SILVER MARKET FUNDAMENTALS: The silver market seems to be somewhat off balance as a result of broad based slowing fears and perhaps because of weakness in a host of physical commodity markets. While Comex silver stocks remained below the potentially psychological level of 100 million ounces overnight, the stocks yesterday saw a daily increase of 600,511 ounces to stand at 99.4 million ounces. Comex Silver Stocks have declined in 12 of the last 20 days. Talk of strong Asian demand for silver might also be providing the market with some support against what at times seems to be a broad based physical commodity market liquidation bias. Silver continues to see generally up beat analysts forward price projections, although some forecasts have recently been pulled down from levels forecasted earlier this year. In the mean time, silver might have to rely on flight to quality or safe haven support, as classic physical commodity market fundamentals could be undermining in the short term. So far, the silver market hasn’t taken much in the way of direction from earnings and production news from a series of silver miner results this week.

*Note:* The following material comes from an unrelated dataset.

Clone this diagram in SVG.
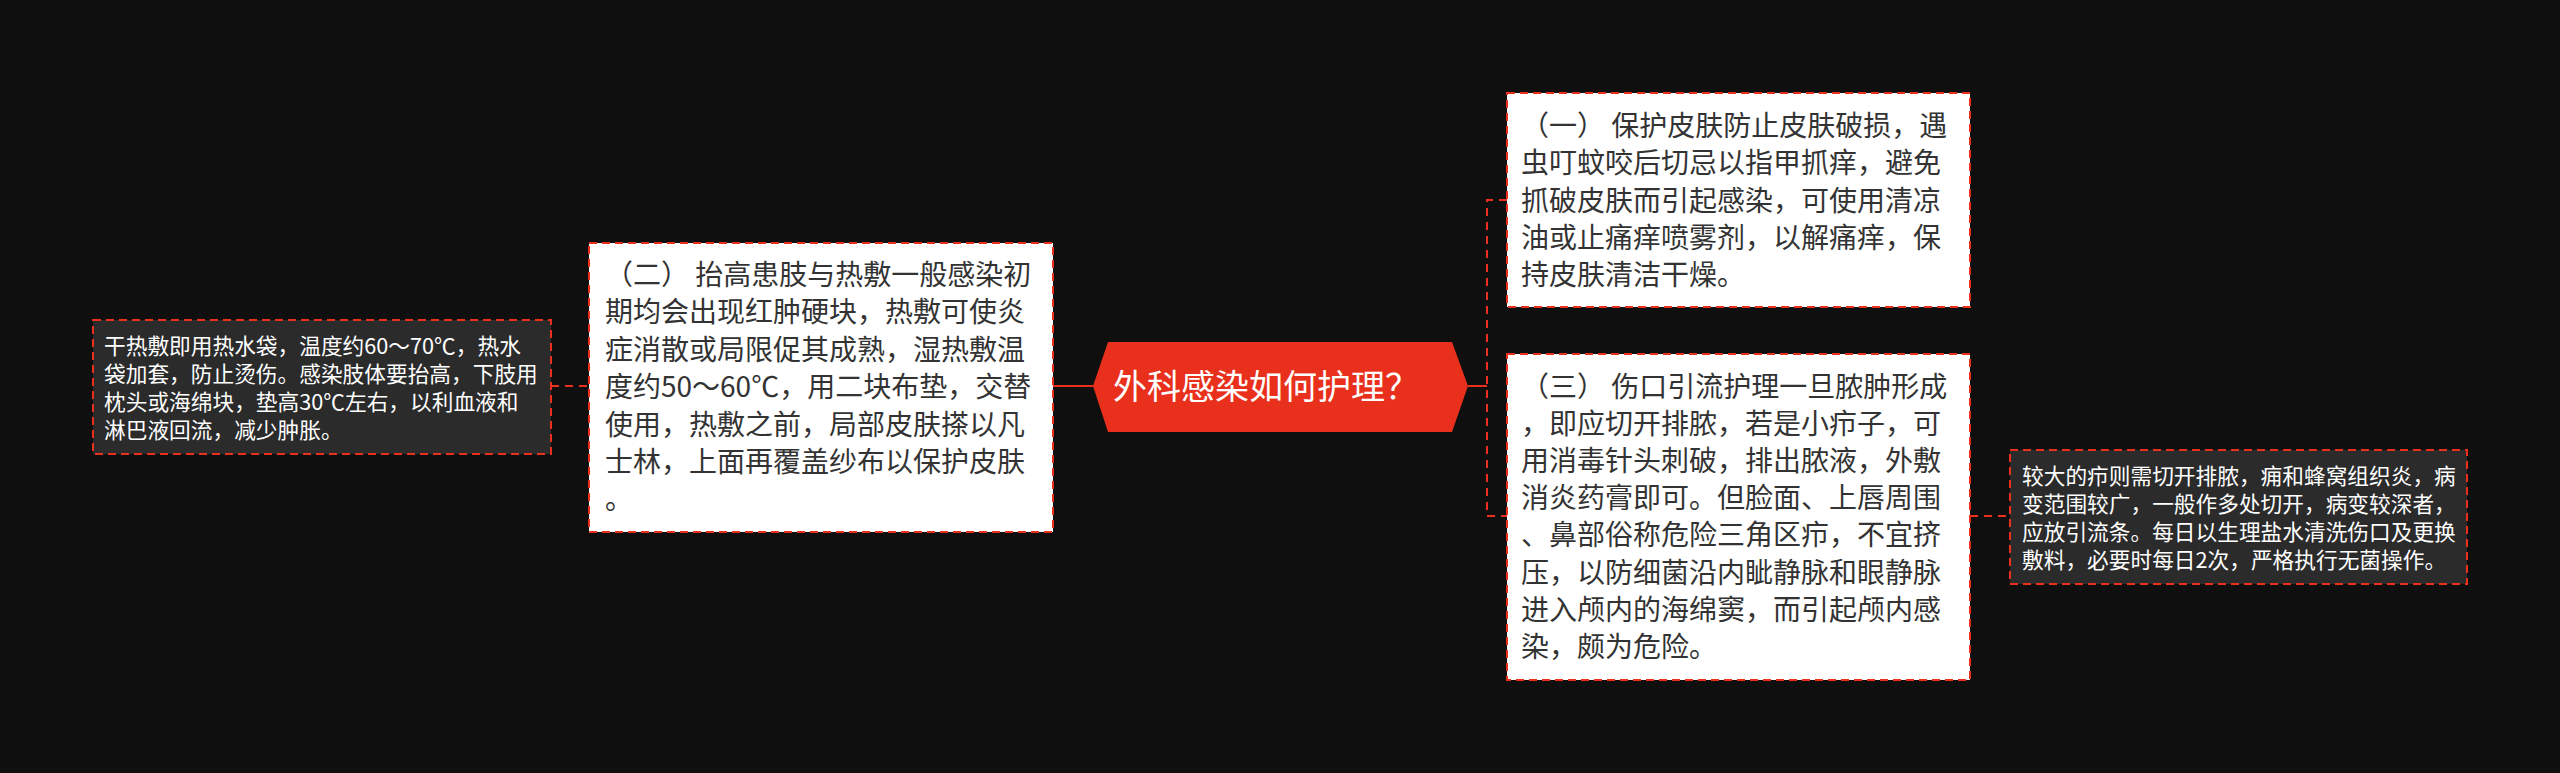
<svg xmlns="http://www.w3.org/2000/svg" width="2560" height="773" viewBox="0 0 2560 773">
<style>
.bg{fill:#0f0f0f}
.box{fill:#ffffff;stroke:#e8301c;stroke-width:2;stroke-dasharray:8,5}
.leaf{fill:#2b2b2b;stroke:#e8301c;stroke-width:2;stroke-dasharray:8,5}
.t{font-family:"Noto Sans CJK SC","Noto Sans",sans-serif;font-size:28px;fill:#333333}
.lt{font-family:"Noto Sans CJK SC","Noto Sans",sans-serif;font-size:21.7px;fill:#ffffff}
.ct{font-family:"Noto Sans CJK SC","Noto Sans",sans-serif;font-size:34px;fill:#ffffff}
.dash{fill:none;stroke:#e8301c;stroke-width:2;stroke-dasharray:8,6}
.solid{fill:none;stroke:#e8301c;stroke-width:2}
</style>
<rect class="bg" x="0" y="0" width="2560" height="773"/>
<g id="connectors">
<line class="dash" x1="551" y1="386" x2="589" y2="386"/>
<line class="solid" x1="1053" y1="386" x2="1093" y2="386"/>
<line class="solid" x1="1468" y1="386" x2="1487" y2="386"/>
<polyline class="dash" points="1507,200 1487,200 1487,516 1507,516"/>
<line class="dash" x1="1970" y1="516" x2="2010" y2="516"/>
</g>
<g id="center">
<polygon points="1093,386 1108,342 1452,342 1468,386 1452,432 1108,432" fill="#e8301c"/>
<text class="ct" x="1113" y="399">外科感染如何护理？</text>
</g>
<g id="node-er">
<rect class="box" x="589" y="243" width="464" height="289"/>
<text class="t"><tspan x="605" y="285">（二） 抬高患肢与热敷一般感染初</tspan><tspan x="605" y="322.4">期均会出现红肿硬块，热敷可使炎</tspan><tspan x="605" y="359.8">症消散或局限促其成熟，湿热敷温</tspan><tspan x="605" y="397.2">度约50～60℃，用二块布垫，交替</tspan><tspan x="605" y="434.6">使用，热敷之前，局部皮肤搽以凡</tspan><tspan x="605" y="472">士林，上面再覆盖纱布以保护皮肤</tspan><tspan x="605" y="509.4">。</tspan></text>
</g>
<g id="leaf-left">
<rect class="leaf" x="93" y="320" width="458" height="134"/>
<text class="lt"><tspan x="104" y="354">干热敷即用热水袋，温度约60～70℃，热水</tspan><tspan x="104" y="382">袋加套，防止烫伤。感染肢体要抬高，下肢用</tspan><tspan x="104" y="410">枕头或海绵块，垫高30℃左右，以利血液和</tspan><tspan x="104" y="438">淋巴液回流，减少肿胀。</tspan></text>
</g>
<g id="node-yi">
<rect class="box" x="1507" y="93" width="463" height="214"/>
<text class="t"><tspan x="1521" y="136">（一） 保护皮肤防止皮肤破损，遇</tspan><tspan x="1521" y="173.25">虫叮蚊咬后切忌以指甲抓痒，避免</tspan><tspan x="1521" y="210.5">抓破皮肤而引起感染，可使用清凉</tspan><tspan x="1521" y="247.75">油或止痛痒喷雾剂，以解痛痒，保</tspan><tspan x="1521" y="285">持皮肤清洁干燥。</tspan></text>
</g>
<g id="node-san">
<rect class="box" x="1507" y="354" width="463" height="326"/>
<text class="t"><tspan x="1521" y="397">（三） 伤口引流护理一旦脓肿形成</tspan><tspan x="1521" y="434.1">，即应切开排脓，若是小疖子，可</tspan><tspan x="1521" y="471.2">用消毒针头刺破，排出脓液，外敷</tspan><tspan x="1521" y="508.3">消炎药膏即可。但脸面、上唇周围</tspan><tspan x="1521" y="545.4">、鼻部俗称危险三角区疖，不宜挤</tspan><tspan x="1521" y="582.5">压，以防细菌沿内眦静脉和眼静脉</tspan><tspan x="1521" y="619.6">进入颅内的海绵窦，而引起颅内感</tspan><tspan x="1521" y="656.7">染，颇为危险。</tspan></text>
</g>
<g id="leaf-right">
<rect class="leaf" x="2010" y="450" width="457" height="134"/>
<text class="lt"><tspan x="2022" y="484">较大的疖则需切开排脓，痈和蜂窝组织炎，病</tspan><tspan x="2022" y="512">变范围较广，一般作多处切开，病变较深者，</tspan><tspan x="2022" y="540">应放引流条。每日以生理盐水清洗伤口及更换</tspan><tspan x="2022" y="568">敷料，必要时每日2次，严格执行无菌操作。</tspan></text>
</g>
</svg>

PLATINUM: The platinum market saw noted downside action on the charts overnight and given the apparent softening of the US economic outlook, the initial weakness today isn’t that surprising. With the market also seeing evidence of Indian tightening overnight and renewed Greek problems in the headlines it would seem like the platinum market almost totally discounting evidence of strong Chinese platinum import data. Typically seeing a physical commodity market discount favorable Chinese import/demand news story is usually a sign of broad based macro economic negativity in the marketplace. With the expectation of lower equities and some strength in the Dollar, the platinum market also looks to face a wave of negative outside market factors. Near term downside targeting is seen at $1,750 basis the July platinum contract.